What is needed: Skip the pictures. Transcribe the rest of the data below without changing a word.

— Begin Provided material —

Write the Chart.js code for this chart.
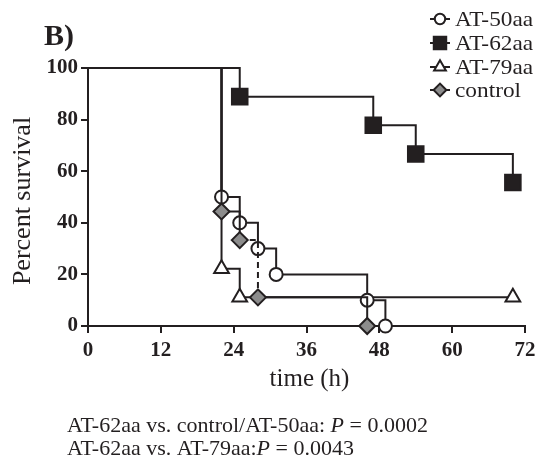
<!DOCTYPE html>
<html>
<head>
<meta charset="utf-8">
<script src="https://cdn.jsdelivr.net/npm/chart.js@4.4.1/dist/chart.umd.min.js"></script>
<style>
  html, body { margin: 0; padding: 0; background: #fff; }
  #wrap { width: 555px; height: 467px; }
</style>
</head>
<body>
<div id="wrap"><canvas id="survChart" width="555" height="467"></canvas></div>
<script>
// survival data (time in hours, percent surviving)
const seriesNames = ['AT-50aa', 'AT-62aa', 'AT-79aa', 'control'];
const at50Time = [0, 22, 25, 28, 31, 46, 49];
const at50Surv = [100, 50, 40, 30, 20, 10, 0];
const at62Time = [0, 25, 47, 54, 70];
const at62Surv = [100, 88.9, 77.8, 66.7, 55.6];
const at79Time = [0, 22, 25, 70];
const at79Surv = [100, 22.2, 11.1, 11.1];
const ctrlTime = [0, 22, 25, 28, 46];
const ctrlSurv = [100, 44.4, 33.3, 11.1, 0];
const xTicks = [0, 12, 24, 36, 48, 60, 72];
const yTicks = [0, 20, 40, 60, 80, 100];

const INK = '#231f20';
const SERIF = "'Liberation Serif', 'Times New Roman', serif";

const toPoints = (t, s) => t.map((x, i) => ({ x: x, y: s[i] }));
// no marker on the starting point
const radii = (n, r) => Array.from({ length: n }, (_, i) => (i === 0 ? 0 : r));

const styles = [
    { pointStyle: 'circle', radius: 6.5, fill: '#ffffff' },
    { pointStyle: 'rect', radius: 11, fill: INK },
    { pointStyle: 'triangle', radius: 8.5, fill: '#ffffff' },
    { pointStyle: 'rectRot', radius: 8, fill: '#8c8c8c' }
];

const makeSet = (i, t, s, extra) => Object.assign({
    label: seriesNames[i],
    data: toPoints(t, s),
    stepped: 'before',
    borderColor: INK,
    borderWidth: 2,
    pointStyle: styles[i].pointStyle,
    pointRadius: radii(t.length, styles[i].radius),
    pointHoverRadius: radii(t.length, styles[i].radius),
    pointBackgroundColor: styles[i].fill,
    pointBorderColor: INK,
    pointBorderWidth: 2,
    fill: false,
    clip: false
}, extra || {});

// text with a slight horizontal stretch, like the source figure
const stretchText = (ctx, txt, x, y, sx) => {
    ctx.save();
    ctx.translate(x, y);
    ctx.scale(sx, 1);
    ctx.fillText(txt, 0, 0);
    ctx.restore();
    return ctx.measureText(txt).width * sx;
};

// labels, legend and caption
const textPlugin = {
    id: 'textPlugin',
    afterDraw(chart) {
        const ctx = chart.ctx;
        const area = chart.chartArea;
        ctx.save();
        ctx.fillStyle = INK;

        ctx.font = 'bold 30px ' + SERIF;
        ctx.textAlign = 'left';
        ctx.textBaseline = 'alphabetic';
        ctx.fillText('B)', 44, 45);

        ctx.font = '25px ' + SERIF;
        ctx.textAlign = 'center';
        ctx.textBaseline = 'middle';
        ctx.fillText('time (h)', (area.left + area.right) / 2 + 3, 379);

        ctx.save();
        ctx.translate(23, 201);
        ctx.rotate(-Math.PI / 2);
        ctx.font = '26px ' + SERIF;
        ctx.fillText('Percent survival', 0, 0);
        ctx.restore();

        // legend
        const rows = [19, 43, 67, 90];
        ctx.textAlign = 'left';
        ctx.font = '22px ' + SERIF;
        seriesNames.forEach((name, i) => {
            const y = rows[i];
            ctx.strokeStyle = INK;
            ctx.lineWidth = 2;
            ctx.beginPath();
            ctx.moveTo(430, y);
            ctx.lineTo(450, y);
            ctx.stroke();
            ctx.fillStyle = styles[i].fill;
            Chart.helpers.drawPoint(ctx, {
                pointStyle: styles[i].pointStyle,
                radius: styles[i].radius * 0.8,
                rotation: 0,
                borderWidth: 2
            }, 440, y);
            ctx.fillStyle = INK;
            stretchText(ctx, name, 455, y + 1, 1.06);
        });

        // caption with italic P
        const caption = [
            ['AT-62aa vs. control/AT-50aa: ', ' = 0.0002', 426],
            ['AT-62aa vs. AT-79aa:', ' = 0.0043', 449]
        ];
        caption.forEach(([pre, post, y]) => {
            let x = 67;
            ctx.font = '22px ' + SERIF;
            ctx.fillText(pre, x, y);
            x += ctx.measureText(pre).width;
            ctx.font = 'italic 22px ' + SERIF;
            ctx.fillText('P', x, y);
            x += ctx.measureText('P').width;
            ctx.font = '22px ' + SERIF;
            ctx.fillText(post, x, y);
        });
        ctx.restore();
    }
};

const survChart = new Chart(document.getElementById('survChart'), {
    type: 'line',
    data: {
        datasets: [
            makeSet(3, ctrlTime, ctrlSurv, {
                segment: { borderDash: (c) => (c.p1DataIndex === 3 ? [6, 4] : undefined) }
            }),
            makeSet(0, at50Time, at50Surv),
            makeSet(2, at79Time, at79Surv),
            makeSet(1, at62Time, at62Surv)
        ]
    },
    options: {
        responsive: false,
        animation: false,
        layout: { padding: { left: 0, right: 30, top: 68, bottom: 0 } },
        plugins: {
            legend: { display: false },
            tooltip: { enabled: false },
            title: { display: false }
        },
        scales: {
            x: {
                type: 'linear',
                min: 0,
                max: 72,
                afterBuildTicks: (axis) => { axis.ticks = xTicks.map((v) => ({ value: v })); },
                afterFit: (axis) => { axis.height = 141; },
                grid: {
                    drawOnChartArea: false,
                    drawTicks: true,
                    tickLength: 7,
                    color: INK,
                    lineWidth: 2
                },
                border: { display: true, color: INK, width: 2 },
                ticks: {
                    color: INK,
                    padding: 5,
                    maxRotation: 0,
                    font: { family: SERIF, size: 21, weight: 'bold' }
                }
            },
            y: {
                min: 0,
                max: 100,
                afterBuildTicks: (axis) => { axis.ticks = yTicks.map((v) => ({ value: v })); },
                afterFit: (axis) => { axis.width = 88; },
                grid: {
                    drawOnChartArea: false,
                    drawTicks: true,
                    tickLength: 7,
                    color: INK,
                    lineWidth: 2
                },
                border: { display: true, color: INK, width: 2 },
                ticks: {
                    color: INK,
                    padding: 3,
                    font: { family: SERIF, size: 21, weight: 'bold' }
                }
            }
        }
    },
    plugins: [textPlugin]
});
</script>
</body>
</html>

— End Provided material —

Task output:
Write the Chart.js code for this chart.
<!DOCTYPE html>
<html>
<head>
<meta charset="utf-8">
<script src="https://cdn.jsdelivr.net/npm/chart.js@4.4.1/dist/chart.umd.min.js"></script>
<style>
  html, body { margin: 0; padding: 0; background: #fff; }
  #wrap { width: 555px; height: 467px; }
</style>
</head>
<body>
<div id="wrap"><canvas id="survChart" width="555" height="467"></canvas></div>
<script>
// survival data (time in hours, percent surviving)
const seriesNames = ['AT-50aa', 'AT-62aa', 'AT-79aa', 'control'];
const at50Time = [0, 22, 25, 28, 31, 46, 49];
const at50Surv = [100, 50, 40, 30, 20, 10, 0];
const at62Time = [0, 25, 47, 54, 70];
const at62Surv = [100, 88.9, 77.8, 66.7, 55.6];
const at79Time = [0, 22, 25, 70];
const at79Surv = [100, 22.2, 11.1, 11.1];
const ctrlTime = [0, 22, 25, 28, 46];
const ctrlSurv = [100, 44.4, 33.3, 11.1, 0];
const xTicks = [0, 12, 24, 36, 48, 60, 72];
const yTicks = [0, 20, 40, 60, 80, 100];

const INK = '#231f20';
const SERIF = "'Liberation Serif', 'Times New Roman', serif";

const toPoints = (t, s) => t.map((x, i) => ({ x: x, y: s[i] }));
// no marker on the starting point
const radii = (n, r) => Array.from({ length: n }, (_, i) => (i === 0 ? 0 : r));

const styles = [
    { pointStyle: 'circle', radius: 6.5, fill: '#ffffff' },
    { pointStyle: 'rect', radius: 11, fill: INK },
    { pointStyle: 'triangle', radius: 8.5, fill: '#ffffff' },
    { pointStyle: 'rectRot', radius: 8, fill: '#8c8c8c' }
];

const makeSet = (i, t, s, extra) => Object.assign({
    label: seriesNames[i],
    data: toPoints(t, s),
    stepped: 'before',
    borderColor: INK,
    borderWidth: 2,
    pointStyle: styles[i].pointStyle,
    pointRadius: radii(t.length, styles[i].radius),
    pointHoverRadius: radii(t.length, styles[i].radius),
    pointBackgroundColor: styles[i].fill,
    pointBorderColor: INK,
    pointBorderWidth: 2,
    fill: false,
    clip: false
}, extra || {});

// text with a slight horizontal stretch, like the source figure
const stretchText = (ctx, txt, x, y, sx) => {
    ctx.save();
    ctx.translate(x, y);
    ctx.scale(sx, 1);
    ctx.fillText(txt, 0, 0);
    ctx.restore();
    return ctx.measureText(txt).width * sx;
};

// labels, legend and caption
const textPlugin = {
    id: 'textPlugin',
    afterDraw(chart) {
        const ctx = chart.ctx;
        const area = chart.chartArea;
        ctx.save();
        ctx.fillStyle = INK;

        ctx.font = 'bold 30px ' + SERIF;
        ctx.textAlign = 'left';
        ctx.textBaseline = 'alphabetic';
        ctx.fillText('B)', 44, 45);

        ctx.font = '25px ' + SERIF;
        ctx.textAlign = 'center';
        ctx.textBaseline = 'middle';
        ctx.fillText('time (h)', (area.left + area.right) / 2 + 3, 379);

        ctx.save();
        ctx.translate(23, 201);
        ctx.rotate(-Math.PI / 2);
        ctx.font = '26px ' + SERIF;
        ctx.fillText('Percent survival', 0, 0);
        ctx.restore();

        // legend
        const rows = [19, 43, 67, 90];
        ctx.textAlign = 'left';
        ctx.font = '22px ' + SERIF;
        seriesNames.forEach((name, i) => {
            const y = rows[i];
            ctx.strokeStyle = INK;
            ctx.lineWidth = 2;
            ctx.beginPath();
            ctx.moveTo(430, y);
            ctx.lineTo(450, y);
            ctx.stroke();
            ctx.fillStyle = styles[i].fill;
            Chart.helpers.drawPoint(ctx, {
                pointStyle: styles[i].pointStyle,
                radius: styles[i].radius * 0.8,
                rotation: 0,
                borderWidth: 2
            }, 440, y);
            ctx.fillStyle = INK;
            stretchText(ctx, name, 455, y + 1, 1.06);
        });

        // caption with italic P
        const caption = [
            ['AT-62aa vs. control/AT-50aa: ', ' = 0.0002', 426],
            ['AT-62aa vs. AT-79aa:', ' = 0.0043', 449]
        ];
        caption.forEach(([pre, post, y]) => {
            let x = 67;
            ctx.font = '22px ' + SERIF;
            ctx.fillText(pre, x, y);
            x += ctx.measureText(pre).width;
            ctx.font = 'italic 22px ' + SERIF;
            ctx.fillText('P', x, y);
            x += ctx.measureText('P').width;
            ctx.font = '22px ' + SERIF;
            ctx.fillText(post, x, y);
        });
        ctx.restore();
    }
};

const survChart = new Chart(document.getElementById('survChart'), {
    type: 'line',
    data: {
        datasets: [
            makeSet(3, ctrlTime, ctrlSurv, {
                segment: { borderDash: (c) => (c.p1DataIndex === 3 ? [6, 4] : undefined) }
            }),
            makeSet(0, at50Time, at50Surv),
            makeSet(2, at79Time, at79Surv),
            makeSet(1, at62Time, at62Surv)
        ]
    },
    options: {
        responsive: false,
        animation: false,
        layout: { padding: { left: 0, right: 30, top: 68, bottom: 0 } },
        plugins: {
            legend: { display: false },
            tooltip: { enabled: false },
            title: { display: false }
        },
        scales: {
            x: {
                type: 'linear',
                min: 0,
                max: 72,
                afterBuildTicks: (axis) => { axis.ticks = xTicks.map((v) => ({ value: v })); },
                afterFit: (axis) => { axis.height = 141; },
                grid: {
                    drawOnChartArea: false,
                    drawTicks: true,
                    tickLength: 7,
                    color: INK,
                    lineWidth: 2
                },
                border: { display: true, color: INK, width: 2 },
                ticks: {
                    color: INK,
                    padding: 5,
                    maxRotation: 0,
                    font: { family: SERIF, size: 21, weight: 'bold' }
                }
            },
            y: {
                min: 0,
                max: 100,
                afterBuildTicks: (axis) => { axis.ticks = yTicks.map((v) => ({ value: v })); },
                afterFit: (axis) => { axis.width = 88; },
                grid: {
                    drawOnChartArea: false,
                    drawTicks: true,
                    tickLength: 7,
                    color: INK,
                    lineWidth: 2
                },
                border: { display: true, color: INK, width: 2 },
                ticks: {
                    color: INK,
                    padding: 3,
                    font: { family: SERIF, size: 21, weight: 'bold' }
                }
            }
        }
    },
    plugins: [textPlugin]
});
</script>
</body>
</html>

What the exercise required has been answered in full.